Étant elle-même d’origine tchèque, la petite fille qu’elle était, qui grandissait en banlieue, y a découvert comment vivre dans la nature : cueillette de framboises, de bleuets et de champignons sauvages, survie en forêt, observation des étoiles, d’aurores boréales et de lucioles, pêcher, bâtir un fort dans la forêt ou une cabane dans les arbres.

« J’ai tellement aimé mon expérience. Mes parents m’avaient envoyée pour une semaine, mais j’ai demandé de rester une deuxième semaine », se souvient-elle. Les autres années, elle y séjournait de deux à trois semaines.

Étant la seule fille d’une famille de quatre enfants, Mme Maxant a appris à être plus indépendante et à avoir plus de confiance en elle au camp. « C’était la première fois que j’étais séparée de mes parents. Il n’y avait pas de soucis parce que je me suis fait beaucoup d’amis. Il y avait de bons moniteurs pour nous encadrer et un programme qui faisait que je ne pouvais pas m’ennuyer, sans oublier l’excellente nourriture. »

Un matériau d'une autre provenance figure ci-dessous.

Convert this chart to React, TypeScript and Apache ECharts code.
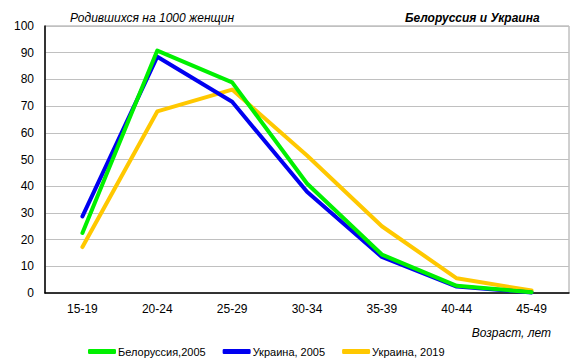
import React, { useEffect, useRef } from "react";
import * as echarts from "echarts";

const categories = ["15-19", "20-24", "25-29", "30-34", "35-39", "40-44", "45-49"];
const belarus2005 = [22.5, 90.8, 78.9, 41, 14.4, 2.7, 0.3];
const ukraine2005 = [28.7, 88.5, 71.6, 37.9, 13.5, 2.4, 0.2];
const ukraine2019 = [17.2, 68, 76.2, 51.5, 25, 5.5, 0.9];
const seriesNames = ["Белоруссия,2005", "Украина, 2005", "Украина, 2019"];
const colors = ["#00f000", "#0000f0", "#ffc800"];

export default function App() {
  const ref = useRef<HTMLDivElement>(null);
  useEffect(() => {
    if (!ref.current) return;
    const chart = echarts.init(ref.current, null, { renderer: "svg" });
    const font = "Liberation Sans, Arial, sans-serif";
    const datasets = [belarus2005, ukraine2005, ukraine2019];
    chart.setOption({
      animation: false,
      backgroundColor: "#ffffff",
      textStyle: { fontFamily: font },
      title: [
        {
          text: "Родившихся на 1000 женщин",
          left: 65,
          top: 7,
          textStyle: { fontFamily: font, fontSize: 12, fontStyle: "italic", fontWeight: "normal", color: "#000" },
        },
        {
          text: "Белоруссия и Украина",
          left: 400,
          top: 7,
          textStyle: { fontFamily: font, fontSize: 12, fontStyle: "italic", fontWeight: "bold", color: "#000" },
        },
        {
          text: "Возраст, лет",
          right: 27,
          top: 322,
          textStyle: { fontFamily: font, fontSize: 12, fontStyle: "italic", fontWeight: "normal", color: "#000" },
        },
      ],
      legend: {
        data: seriesNames,
        left: 83,
        top: 341,
        icon: "roundRect",
        itemWidth: 28,
        itemHeight: 5,
        itemGap: 17,
        textStyle: { fontFamily: font, fontSize: 11, color: "#000", padding: [0, 0, 0, -3] },
      },
      grid: { left: 45, right: 14, top: 26, bottom: 69, show: true, borderColor: "#a0a0a0", borderWidth: 1 },
      xAxis: {
        type: "category",
        data: categories,
        boundaryGap: true,
        axisLine: { lineStyle: { color: "#000", width: 1.5 } },
        axisTick: { show: false },
        axisLabel: { color: "#000", fontSize: 12, margin: 10, fontFamily: font },
      },
      yAxis: {
        type: "value",
        min: 0,
        max: 100,
        interval: 10,
        axisLine: { show: true, lineStyle: { color: "#000", width: 1.5 } },
        axisTick: { show: false },
        axisLabel: { color: "#000", fontSize: 12, margin: 11, fontFamily: font },
        splitLine: { lineStyle: { color: "#c0c0c0", width: 1 } },
      },
      series: datasets.map((d, i) => ({
        name: seriesNames[i],
        type: "line",
        data: d,
        symbol: "none",
        color: colors[i],
        lineStyle: { width: 4, color: colors[i], cap: "round", join: "round" },
        z: 3 - i,
      })),
    });
    return () => chart.dispose();
  }, []);
  return (
    <div
      ref={ref}
      style={{ position: "absolute", left: 0, top: 0, width: 583, height: 362 }}
    />
  );
}
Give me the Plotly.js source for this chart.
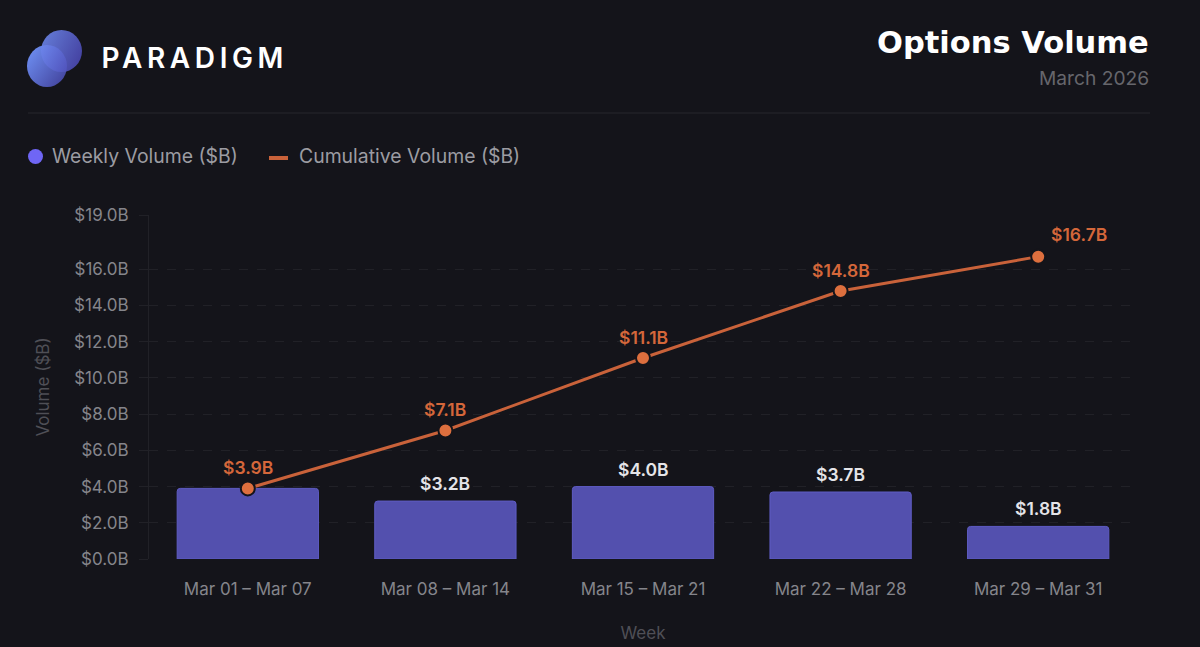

Traversée de la rivière au Camp Hostyn (Camp Hostyn)
Traversée de la rivière au Camp Hostyn (Camp Hostyn)

Son principal apprentissage au camp ? « L’amitié dure pour toujours ! », s’exclame-t-elle. « On se faisait des amis d’enfance incroyables. Je suis toujours amie avec plusieurs de ces personnes, même maintenant. » Sa vie serait-elle différente aujourd’hui si elle n’était pas allée au camp ? « Définitivement ! Les souvenirs d’enfance comme ça sont vraiment inoubliables. »

C’est maintenant au tour de deux de ses quatre enfants, les aînés, d’aller séjourner au camp Hostyn. Le plus vieux apprécie particulièrement avoir des « vacances loin de ses parents » dans ce camp sans but lucratif ouvert à tous depuis 15 ou 20 ans, tout en incluant les traditions tchèques et slovaques.

Les adultes comme France Maxant et les autres anciens campeurs se réunissent au camp Hostyn tous les cinq ans pour revoir les amis d’enfance, certains venant des États-Unis ou de la République tchèque.